The Pleasanton City Council has accepted three separate grants that will all go toward supporting the Pleasanton Public Library's efforts to create new programs to help underserved communities and increase equitable access to existing programs and services.
Each of these grants will help advance the city's five-year ONE Pleasanton Strategic Plan goal of "Building a Community Where Everyone Belongs" by creating kits for seniors with cognitive needs, continuing to fund adult literacy services and expanding its English as a second language (ESL) services to more people, according to city officials.
"The city, through its Library and Recreation Department, operates an immensely wide spectrum of services that span all age groups and stages of life," city officials said in a statement on Nov. 8. "The department takes great efforts to ensure these programs and services uphold its commitment to inclusion and reflect the diverse needs of the community."
The council unanimously approved the resolution to accept the grants on its consent calendar Nov. 7.
The Pacific Library Partnership (PLP) gave the city just under $12,000 to create a memory kit collection for senior citizens who need services to support their cognitive needs.
PLP is one of nine regional cooperative public library systems that were "formed through a statewide effort by the California State Library to consolidate library systems throughout the state to achieve efficiencies and realize further economies of scale," according to its website.
The "Entitled Memory Kits for Adults and Their Caregivers" grant from the PLP will specifically allow Pleasanton to create these kits that will provide "stimulating activities designed to help older adults recall memories and engage in meaningful conversations about their life experiences," city officials said.
The memory kits, which will be available to seniors to use independently or with caregivers and families, will each contain assorted activities with common themes such as conversation cards, games and puzzles, and sensory items. The library is also planning on offering kits based on different decades that will include music -- and listening devices -- as well as books with news and culture from those various eras.
"The collaborative efforts of our library and senior center enable us to leverage our collective resources, as well as each area's unique expertise, to amplify the impact of our services," Heidi Murphy, the city's library and recreation director, said in the press release. "In line with our city's commitment to inclusion, we value the importance of fostering connections among community members.
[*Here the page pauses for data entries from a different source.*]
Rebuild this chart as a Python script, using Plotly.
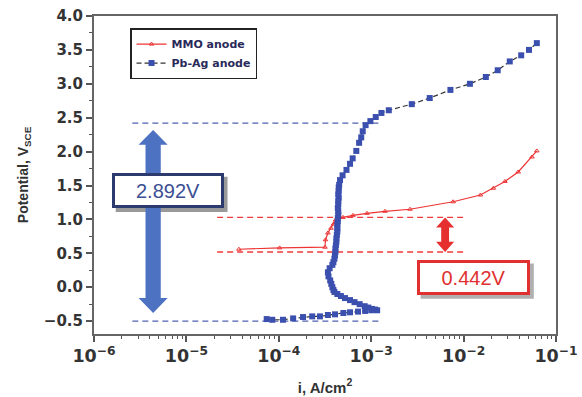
import plotly.graph_objects as go

# ---------------- data ----------------
pbag_i = [7.4e-5, 8.5e-5, 1.11e-4, 1.43e-4, 1.83e-4, 2.3e-4, 2.79e-4, 3.4e-4, 4.06e-4, 5.0e-4,
          5.9e-4, 7.2e-4, 8.6e-4, 1.0e-3, 1.16e-3, 1.1e-3, 1.02e-3, 9.3e-4, 8.5e-4, 7.5e-4,
          6.6e-4, 5.9e-4, 5.2e-4, 4.7e-4, 4.3e-4, 4.0e-4, 3.9e-4, 3.8e-4, 3.7e-4, 3.6e-4,
          3.45e-4, 3.4e-4, 3.55e-4, 3.8e-4, 3.9e-4, 4.0e-4, 4.05e-4, 4.1e-4, 4.1e-4, 4.15e-4,
          4.2e-4, 4.2e-4, 4.25e-4, 4.3e-4, 4.3e-4, 4.3e-4, 4.35e-4, 4.35e-4, 4.4e-4, 4.4e-4,
          4.35e-4, 4.4e-4, 4.4e-4, 4.45e-4, 4.4e-4, 4.45e-4, 4.45e-4, 4.5e-4, 4.6e-4, 4.9e-4,
          5.4e-4, 5.9e-4, 6.3e-4, 6.9e-4, 7.4e-4, 7.8e-4, 8.1e-4, 8.7e-4, 9.8e-4, 1.12e-3,
          1.29e-3, 1.55e-3, 2.75e-3, 4.3e-3, 7.2e-3, 1.17e-2, 1.74e-2, 2.34e-2, 3.16e-2, 4.2e-2,
          5.1e-2, 6.2e-2]
pbag_v = [-0.47, -0.48, -0.48, -0.46, -0.44, -0.43, -0.43, -0.41, -0.40, -0.38,
          -0.37, -0.36, -0.35, -0.34, -0.34, -0.33, -0.32, -0.30, -0.28, -0.25,
          -0.22, -0.19, -0.16, -0.13, -0.10, -0.07, -0.04, 0.00, 0.05, 0.10,
          0.16, 0.22, 0.28, 0.33, 0.37, 0.42, 0.47, 0.52, 0.57, 0.62,
          0.67, 0.72, 0.77, 0.82, 0.87, 0.92, 0.97, 1.02, 1.07, 1.12,
          1.17, 1.22, 1.27, 1.32, 1.37, 1.42, 1.47, 1.51, 1.58, 1.65,
          1.73, 1.82, 1.90, 2.01, 2.13, 2.21, 2.30, 2.39, 2.45, 2.51,
          2.57, 2.61, 2.70, 2.79, 2.91, 3.00, 3.10, 3.20, 3.33, 3.42,
          3.50, 3.60]

mmo_i = [3.7e-5, 1.02e-4, 3.16e-4, 3.2e-4, 3.4e-4, 3.67e-4, 3.9e-4, 4.1e-4, 4.95e-4,
         6.35e-4, 9.0e-4, 1.41e-3, 2.63e-3, 7.7e-3, 1.52e-2, 2.1e-2, 2.8e-2, 3.9e-2,
         5.5e-2, 6.2e-2]
mmo_v = [0.56, 0.58, 0.59, 0.70, 0.80, 0.87, 0.93, 0.99, 1.03,
         1.06, 1.09, 1.12, 1.15, 1.26, 1.36, 1.46, 1.56, 1.70,
         1.92, 2.01]

# reference (dashed) levels and their extents
blue_levels = [2.42, -0.50]
blue_extent = [2.6e-6, 1.3e-3]
red_levels = [1.03, 0.52]
red_extent = [2.15e-5, 1.02e-2]

x_range_log = [-6, -1]
y_range = [-0.69, 4.0]

label_blue = "2.892V"
label_red = "0.442V"

# ---------------- figure ----------------
fig = go.Figure()

for lv in blue_levels:
    fig.add_trace(go.Scatter(x=blue_extent, y=[lv, lv], mode="lines", showlegend=False,
                             hoverinfo="skip",
                             line=dict(color="#5062b0", width=1.4, dash="6px,4px")))
for lv in red_levels:
    fig.add_trace(go.Scatter(x=red_extent, y=[lv, lv], mode="lines", showlegend=False,
                             hoverinfo="skip",
                             line=dict(color="#ee3b3b", width=1.4, dash="6px,4px")))

fig.add_trace(go.Scatter(x=mmo_i, y=mmo_v, mode="lines+markers", name="MMO anode",
                         line=dict(color="#ee3333", width=1.2),
                         marker=dict(symbol="triangle-up-open", size=4, color="#ee3333",
                                     line=dict(width=1, color="#ee3333"))))
fig.add_trace(go.Scatter(x=pbag_i, y=pbag_v, mode="lines+markers", name="Pb-Ag anode",
                         line=dict(color="#333333", width=1.2, dash="5px,3px"),
                         marker=dict(symbol="square", size=6, color="#3b4fae")))


# block double arrows (paper x, data y)
def block_arrow(xc, ytop, ybot, shw, hhw, hl):
    pts = [(xc, ytop), (xc + hhw, ytop - hl), (xc + shw, ytop - hl), (xc + shw, ybot + hl),
           (xc + hhw, ybot + hl), (xc, ybot), (xc - hhw, ybot + hl), (xc - shw, ybot + hl),
           (xc - shw, ytop - hl), (xc - hhw, ytop - hl)]
    return "M " + " L ".join(f"{a},{b}" for a, b in pts) + " Z"


shapes = []
# legend shadow
shapes.append(dict(type="rect", xref="paper", yref="paper", x0=0.086, x1=0.350, y0=0.842, y1=0.952,
                   fillcolor="#333333", line=dict(width=0), layer="above"))
# box shadows
shapes.append(dict(type="rect", xref="paper", yref="y", x0=0.047, x1=0.289, y0=1.11, y1=1.63,
                   fillcolor="#9a9a9a", line=dict(width=0), layer="above"))
shapes.append(dict(type="rect", xref="paper", yref="y", x0=0.707, x1=0.952, y0=-0.17, y1=0.35,
                   fillcolor="#b0b0b0", line=dict(width=0), layer="above"))
shapes.append(dict(type="path", xref="paper", yref="y",
                   path=block_arrow(0.128, 2.32, -0.38, 0.0165, 0.0315, 0.22),
                   fillcolor="#4d72c2", line=dict(width=0), layer="above"))
shapes.append(dict(type="path", xref="paper", yref="y",
                   path=block_arrow(0.760, 1.03, 0.52, 0.0085, 0.0195, 0.15),
                   fillcolor="#e63030", line=dict(width=0), layer="above"))

annotations = [
    dict(xref="paper", yref="y", x=0.160, y=1.425, xanchor="center", yanchor="middle",
         text=label_blue, showarrow=False,
         font=dict(family="Liberation Sans", size=20, color="#3c4f94"),
         bgcolor="white", bordercolor="#2d3a6e", borderwidth=3, borderpad=0,
         width=106, height=29),
    dict(xref="paper", yref="y", x=0.821, y=0.142, xanchor="center", yanchor="middle",
         text=label_red, showarrow=False,
         font=dict(family="Liberation Sans", size=20, color="#e03030"),
         bgcolor="white", bordercolor="#e03030", borderwidth=3, borderpad=0,
         width=107, height=29),
]

fig.update_layout(
    width=582, height=397,
    margin=dict(l=94, r=26, t=16, b=63),
    paper_bgcolor="white", plot_bgcolor="white",
    shapes=shapes, annotations=annotations,
    legend=dict(x=0.078, y=0.962, xanchor="left", yanchor="top",
                bgcolor="white", bordercolor="#222222", borderwidth=1.5,
                font=dict(family="DejaVu Sans", size=11, color="#2a2a5a", weight="bold"),
                tracegroupgap=0, itemwidth=30),
)

fig.update_xaxes(
    type="log", range=x_range_log, dtick=1, exponentformat="power", showexponent="all",
    automargin=False,
    showgrid=False, zeroline=False,
    showline=True, linecolor="#666666", linewidth=2, mirror=True,
    ticks="outside", ticklen=6, tickwidth=1.5, tickcolor="#555555",
    minor=dict(ticks="outside", ticklen=3, tickwidth=1, tickcolor="#555555", showgrid=False),
    tickfont=dict(family="DejaVu Sans", size=14, color="#333333", weight="bold"),
    title=dict(text="i, A/cm<sup>2</sup>", standoff=17,
               font=dict(family="Liberation Sans", size=15, color="#333333", weight="bold")),
)
fig.update_yaxes(
    range=y_range, tick0=0, dtick=0.5, tickformat=".1f",
    automargin=False,
    showgrid=False, zeroline=False,
    showline=True, linecolor="#666666", linewidth=2, mirror=True,
    ticks="outside", ticklen=6, tickwidth=1.5, tickcolor="#555555",
    minor=dict(ticks="outside", ticklen=3, tickwidth=1, tickcolor="#555555", dtick=0.25, showgrid=False),
    tickfont=dict(family="DejaVu Sans", size=15, color="#333333", weight="bold"),
    title=dict(text="Potential, V<sub>SCE</sub>", standoff=12,
               font=dict(family="Liberation Sans", size=14, color="#333333", weight="bold")),
)

fig.write_html("out.html", config={"displayModeBar": False},
               post_script="document.body.style.margin='0';")
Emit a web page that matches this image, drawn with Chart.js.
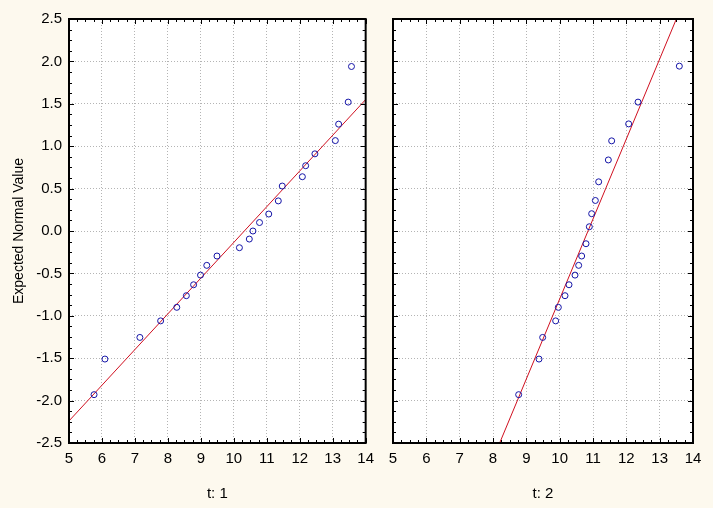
<!DOCTYPE html>
<html>
<head>
<meta charset="utf-8">
<script src="https://cdn.jsdelivr.net/npm/chart.js@4/dist/chart.umd.min.js"></script>
<style>
  html, body { margin: 0; padding: 0; background: #fdf9ee; }
  #wrap { position: relative; width: 713px; height: 508px; overflow: hidden; }
  .panel { position: absolute; top: 0; }
</style>
</head>
<body>
<div id="wrap">
  <div class="panel" style="left:0;width:381px;height:508px"><canvas id="left"></canvas></div>
  <div class="panel" style="left:381px;width:332px;height:508px"><canvas id="right"></canvas></div>
</div>
<script>
// t: 1 -- observed values and expected normal values
var obs1 = [5.76, 6.09, 7.15, 7.78, 8.27, 8.56, 8.78, 8.99, 9.18, 9.49, 10.17, 10.47,
            10.58, 10.78, 11.06, 11.35, 11.47, 12.08, 12.18, 12.46, 13.08, 13.18, 13.47, 13.57];
var exp1 = [-1.93, -1.51, -1.255, -1.06, -0.90, -0.763, -0.634, -0.52, -0.405, -0.295, -0.197, -0.095,
            0.0, 0.10, 0.20, 0.355, 0.53, 0.64, 0.77, 0.91, 1.066, 1.26, 1.52, 1.94];
// fitted line end points for t: 1
var fitX1 = [5, 14];
var fitY1 = [-2.24, 1.55];

// t: 2
var obs2 = [8.77, 9.38, 9.49, 9.88, 9.96, 10.16, 10.28, 10.46, 10.57, 10.66, 10.79, 10.89,
            10.96, 11.07, 11.17, 11.46, 11.56, 12.07, 12.35, 13.59];
var exp2 = [-1.93, -1.51, -1.255, -1.06, -0.90, -0.763, -0.634, -0.52, -0.405, -0.295, -0.15, 0.05,
            0.204, 0.36, 0.58, 0.838, 1.063, 1.263, 1.52, 1.944];
var fitX2 = [8.2, 13.5];
var fitY2 = [-2.5, 2.5];

var xTicks = [5, 6, 7, 8, 9, 10, 11, 12, 13, 14];
var yTicks = [-2.5, -2.0, -1.5, -1.0, -0.5, 0.0, 0.5, 1.0, 1.5, 2.0, 2.5];

function pairs(xs, ys) {
    return xs.map(function(x, i) { return { x: x, y: ys[i] }; });
}

// inward major/minor ticks and the black frame round the plot
var framePlugin = {
    id: 'frame',
    afterDraw: function(chart) {
        var ctx = chart.ctx, a = chart.chartArea;
        var xs = chart.scales.x, ys = chart.scales.y;
        ctx.save();
        ctx.strokeStyle = '#000';
        ctx.lineWidth = 1;
        ctx.beginPath();
        for (var v = 5; v <= 14.001; v += 0.25) {
            var px = Math.round(xs.getPixelForValue(v)) + 0.5;
            var len = Math.abs(v - Math.round(v)) < 0.01 ? 5 : 3;
            ctx.moveTo(px, a.bottom); ctx.lineTo(px, a.bottom - len);
            ctx.moveTo(px, a.top); ctx.lineTo(px, a.top + len);
        }
        for (var w = -2.5; w <= 2.501; w += 0.125) {
            var py = Math.round(ys.getPixelForValue(w)) + 0.5;
            var l2 = Math.abs(w * 2 - Math.round(w * 2)) < 0.01 ? 5 : 3;
            ctx.moveTo(a.left, py); ctx.lineTo(a.left + l2, py);
            ctx.moveTo(a.right, py); ctx.lineTo(a.right - l2, py);
        }
        ctx.stroke();
        ctx.lineWidth = 2;
        ctx.strokeRect(a.left, a.top, a.right - a.left, a.bottom - a.top);
        ctx.restore();
    }
};

var bgPlugin = {
    id: 'plotbg',
    beforeDraw: function(chart) {
        var a = chart.chartArea, ctx = chart.ctx;
        ctx.save();
        ctx.fillStyle = '#ffffff';
        ctx.fillRect(a.left, a.top, a.right - a.left, a.bottom - a.top);
        ctx.restore();
    }
};

function makeChart(id, obs, exp, fx, fy, title, showY, yWidth, padRight) {
    var ctx = document.getElementById(id).getContext('2d');
    return new Chart(ctx, {
        type: 'scatter',
        data: {
            datasets: [{
                label: 'fit',
                data: pairs(fx, fy),
                showLine: true,
                borderColor: '#d01020',
                borderWidth: 1,
                pointRadius: 0,
                order: 2
            }, {
                label: 'values',
                data: pairs(obs, exp),
                pointStyle: 'circle',
                pointRadius: 3,
                pointBorderWidth: 1,
                pointBorderColor: '#1515a8',
                pointBackgroundColor: 'rgba(0,0,0,0)',
                order: 1
            }]
        },
        options: {
            responsive: true,
            maintainAspectRatio: false,
            animation: false,
            layout: { padding: { left: 0, right: padRight, top: 19, bottom: 0 } },
            plugins: { legend: { display: false }, tooltip: { enabled: false } },
            scales: {
                x: {
                    type: 'linear',
                    min: 5, max: 14,
                    afterBuildTicks: function(s) { s.ticks = xTicks.map(function(v) { return { value: v }; }); },
                    afterFit: function(s) { s.height = 65; },
                    ticks: {
                        padding: 7,
                        color: '#000',
                        font: { family: 'Liberation Sans, Arial, sans-serif', size: 15 }
                    },
                    grid: { color: '#b4b4b4', drawTicks: false, lineWidth: 1 },
                    border: { display: false, dash: [1, 2] },
                    title: {
                        display: true,
                        text: title,
                        color: '#000',
                        padding: { top: 0, bottom: 5 },
                        font: { family: 'Liberation Sans, Arial, sans-serif', size: 15 }
                    }
                },
                y: {
                    type: 'linear',
                    min: -2.5, max: 2.5,
                    afterBuildTicks: function(s) { s.ticks = yTicks.map(function(v) { return { value: v }; }); },
                    afterFit: function(s) { s.width = yWidth; },
                    ticks: {
                        display: showY,
                        padding: 7,
                        color: '#000',
                        font: { family: 'Liberation Sans, Arial, sans-serif', size: 15 },
                        callback: function(v) { return Number(v).toFixed(1); }
                    },
                    grid: { color: '#b4b4b4', drawTicks: false, lineWidth: 1 },
                    border: { display: false, dash: [1, 2] },
                    title: {
                        display: showY,
                        text: 'Expected Normal Value',
                        color: '#000',
                        padding: { top: 11, bottom: 0 },
                        font: { family: 'Liberation Sans, Arial, sans-serif', size: 14 }
                    }
                }
            }
        },
        plugins: [bgPlugin, framePlugin]
    });
}

makeChart('left', obs1, exp1, fitX1, fitY1, 't: 1', true, 69, 12);
makeChart('right', obs2, exp2, fitX2, fitY2, 't: 2', false, 12, 20);
</script>
</body>
</html>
These memory kits and programs have the power to serve as catalysts for meaningful connections between seniors, and their family members and caregivers."
In addition to the PLP grant, the California State Library awarded nearly $105,000 in grant money to the city in the form of two separate grants.
According to the press release, $43,776 will go toward ongoing support of adult literacy services and $61,071 will go toward facilitating an expansion of ESL services to more people.
"With this investment in adult literacy and ESL services, we take a meaningful step towards building a more inclusive community," Murphy said. "The support of these grants helps provide individuals with the opportunity to develop the skills needed to engage fully in our community."
According to the press release, the city has been providing adult literacy services since 1985 and began receiving funding from the California State Library in 2006.
During the last fiscal year, the California Library Literacy Services also awarded the city with a supplemental grant to create ESL services.
"The grants served a combined total of 291 adult English-language learners and 126 volunteer tutors, which represented a 300% rise in the number of learners served," city officials said. "Learner feedback indicates that these opportunities fill critical needs that include speaking English and language fluency, building community connections and utilizing unique supports not found elsewhere in the community such as Wi-Fi, computers, printing, books and materials, and library programs."